_Work to do:_ Quote the listing in full, exactly as given, minus any pictures.

_Given material:_
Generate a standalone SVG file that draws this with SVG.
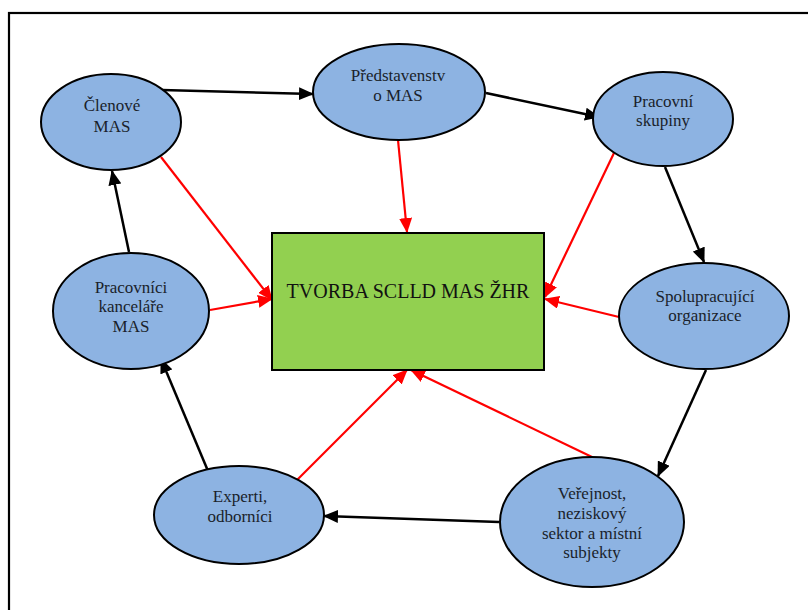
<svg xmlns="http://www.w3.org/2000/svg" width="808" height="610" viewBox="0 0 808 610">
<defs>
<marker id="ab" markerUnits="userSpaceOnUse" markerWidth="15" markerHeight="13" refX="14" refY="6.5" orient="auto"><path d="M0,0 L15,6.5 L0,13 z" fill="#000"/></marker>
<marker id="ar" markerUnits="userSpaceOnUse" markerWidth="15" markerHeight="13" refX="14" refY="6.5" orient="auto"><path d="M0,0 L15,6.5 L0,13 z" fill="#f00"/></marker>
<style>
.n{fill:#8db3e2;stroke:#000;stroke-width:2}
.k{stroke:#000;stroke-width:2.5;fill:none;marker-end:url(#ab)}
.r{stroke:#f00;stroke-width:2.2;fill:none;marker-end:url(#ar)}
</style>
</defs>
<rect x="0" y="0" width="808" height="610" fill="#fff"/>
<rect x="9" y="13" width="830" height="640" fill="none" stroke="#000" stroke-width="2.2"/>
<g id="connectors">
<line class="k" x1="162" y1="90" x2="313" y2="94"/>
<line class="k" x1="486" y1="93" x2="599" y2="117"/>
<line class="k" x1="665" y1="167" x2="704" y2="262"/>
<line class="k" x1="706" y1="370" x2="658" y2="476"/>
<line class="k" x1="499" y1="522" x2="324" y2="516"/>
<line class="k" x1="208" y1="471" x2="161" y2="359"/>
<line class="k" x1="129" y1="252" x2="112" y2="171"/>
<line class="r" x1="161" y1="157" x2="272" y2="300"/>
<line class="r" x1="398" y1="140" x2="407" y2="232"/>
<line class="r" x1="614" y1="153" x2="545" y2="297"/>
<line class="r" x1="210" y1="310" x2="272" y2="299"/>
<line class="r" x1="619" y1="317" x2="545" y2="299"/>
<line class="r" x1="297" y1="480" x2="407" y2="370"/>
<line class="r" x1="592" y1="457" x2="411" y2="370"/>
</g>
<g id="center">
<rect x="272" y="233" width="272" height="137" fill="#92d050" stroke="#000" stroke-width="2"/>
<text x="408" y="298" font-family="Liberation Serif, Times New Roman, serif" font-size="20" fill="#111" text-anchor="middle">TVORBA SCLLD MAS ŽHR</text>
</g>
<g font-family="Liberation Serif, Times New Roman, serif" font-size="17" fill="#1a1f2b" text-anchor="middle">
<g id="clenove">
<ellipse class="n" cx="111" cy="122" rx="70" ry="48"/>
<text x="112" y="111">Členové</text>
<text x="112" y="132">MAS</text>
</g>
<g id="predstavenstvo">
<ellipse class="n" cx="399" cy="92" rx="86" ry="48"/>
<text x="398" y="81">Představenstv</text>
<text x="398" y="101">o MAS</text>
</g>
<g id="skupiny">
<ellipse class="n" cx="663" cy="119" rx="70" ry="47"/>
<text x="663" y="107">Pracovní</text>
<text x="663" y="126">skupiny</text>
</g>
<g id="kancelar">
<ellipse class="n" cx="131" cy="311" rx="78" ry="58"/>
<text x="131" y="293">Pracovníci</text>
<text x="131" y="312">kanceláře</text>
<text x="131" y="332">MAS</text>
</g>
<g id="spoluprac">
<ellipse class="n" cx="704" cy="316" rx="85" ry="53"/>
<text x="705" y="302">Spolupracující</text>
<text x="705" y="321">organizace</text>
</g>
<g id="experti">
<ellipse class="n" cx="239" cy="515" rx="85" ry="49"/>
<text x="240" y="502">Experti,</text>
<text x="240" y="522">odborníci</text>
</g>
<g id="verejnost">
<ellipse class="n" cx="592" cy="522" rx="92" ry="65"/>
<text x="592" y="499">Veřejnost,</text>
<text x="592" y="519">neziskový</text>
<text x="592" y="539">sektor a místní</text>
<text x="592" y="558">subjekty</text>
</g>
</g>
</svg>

_Result of the task:_
Generate a standalone SVG file that draws this with SVG.
<svg xmlns="http://www.w3.org/2000/svg" width="808" height="610" viewBox="0 0 808 610">
<defs>
<marker id="ab" markerUnits="userSpaceOnUse" markerWidth="15" markerHeight="13" refX="14" refY="6.5" orient="auto"><path d="M0,0 L15,6.5 L0,13 z" fill="#000"/></marker>
<marker id="ar" markerUnits="userSpaceOnUse" markerWidth="15" markerHeight="13" refX="14" refY="6.5" orient="auto"><path d="M0,0 L15,6.5 L0,13 z" fill="#f00"/></marker>
<style>
.n{fill:#8db3e2;stroke:#000;stroke-width:2}
.k{stroke:#000;stroke-width:2.5;fill:none;marker-end:url(#ab)}
.r{stroke:#f00;stroke-width:2.2;fill:none;marker-end:url(#ar)}
</style>
</defs>
<rect x="0" y="0" width="808" height="610" fill="#fff"/>
<rect x="9" y="13" width="830" height="640" fill="none" stroke="#000" stroke-width="2.2"/>
<g id="connectors">
<line class="k" x1="162" y1="90" x2="313" y2="94"/>
<line class="k" x1="486" y1="93" x2="599" y2="117"/>
<line class="k" x1="665" y1="167" x2="704" y2="262"/>
<line class="k" x1="706" y1="370" x2="658" y2="476"/>
<line class="k" x1="499" y1="522" x2="324" y2="516"/>
<line class="k" x1="208" y1="471" x2="161" y2="359"/>
<line class="k" x1="129" y1="252" x2="112" y2="171"/>
<line class="r" x1="161" y1="157" x2="272" y2="300"/>
<line class="r" x1="398" y1="140" x2="407" y2="232"/>
<line class="r" x1="614" y1="153" x2="545" y2="297"/>
<line class="r" x1="210" y1="310" x2="272" y2="299"/>
<line class="r" x1="619" y1="317" x2="545" y2="299"/>
<line class="r" x1="297" y1="480" x2="407" y2="370"/>
<line class="r" x1="592" y1="457" x2="411" y2="370"/>
</g>
<g id="center">
<rect x="272" y="233" width="272" height="137" fill="#92d050" stroke="#000" stroke-width="2"/>
<text x="408" y="298" font-family="Liberation Serif, Times New Roman, serif" font-size="20" fill="#111" text-anchor="middle">TVORBA SCLLD MAS ŽHR</text>
</g>
<g font-family="Liberation Serif, Times New Roman, serif" font-size="17" fill="#1a1f2b" text-anchor="middle">
<g id="clenove">
<ellipse class="n" cx="111" cy="122" rx="70" ry="48"/>
<text x="112" y="111">Členové</text>
<text x="112" y="132">MAS</text>
</g>
<g id="predstavenstvo">
<ellipse class="n" cx="399" cy="92" rx="86" ry="48"/>
<text x="398" y="81">Představenstv</text>
<text x="398" y="101">o MAS</text>
</g>
<g id="skupiny">
<ellipse class="n" cx="663" cy="119" rx="70" ry="47"/>
<text x="663" y="107">Pracovní</text>
<text x="663" y="126">skupiny</text>
</g>
<g id="kancelar">
<ellipse class="n" cx="131" cy="311" rx="78" ry="58"/>
<text x="131" y="293">Pracovníci</text>
<text x="131" y="312">kanceláře</text>
<text x="131" y="332">MAS</text>
</g>
<g id="spoluprac">
<ellipse class="n" cx="704" cy="316" rx="85" ry="53"/>
<text x="705" y="302">Spolupracující</text>
<text x="705" y="321">organizace</text>
</g>
<g id="experti">
<ellipse class="n" cx="239" cy="515" rx="85" ry="49"/>
<text x="240" y="502">Experti,</text>
<text x="240" y="522">odborníci</text>
</g>
<g id="verejnost">
<ellipse class="n" cx="592" cy="522" rx="92" ry="65"/>
<text x="592" y="499">Veřejnost,</text>
<text x="592" y="519">neziskový</text>
<text x="592" y="539">sektor a místní</text>
<text x="592" y="558">subjekty</text>
</g>
</g>
</svg>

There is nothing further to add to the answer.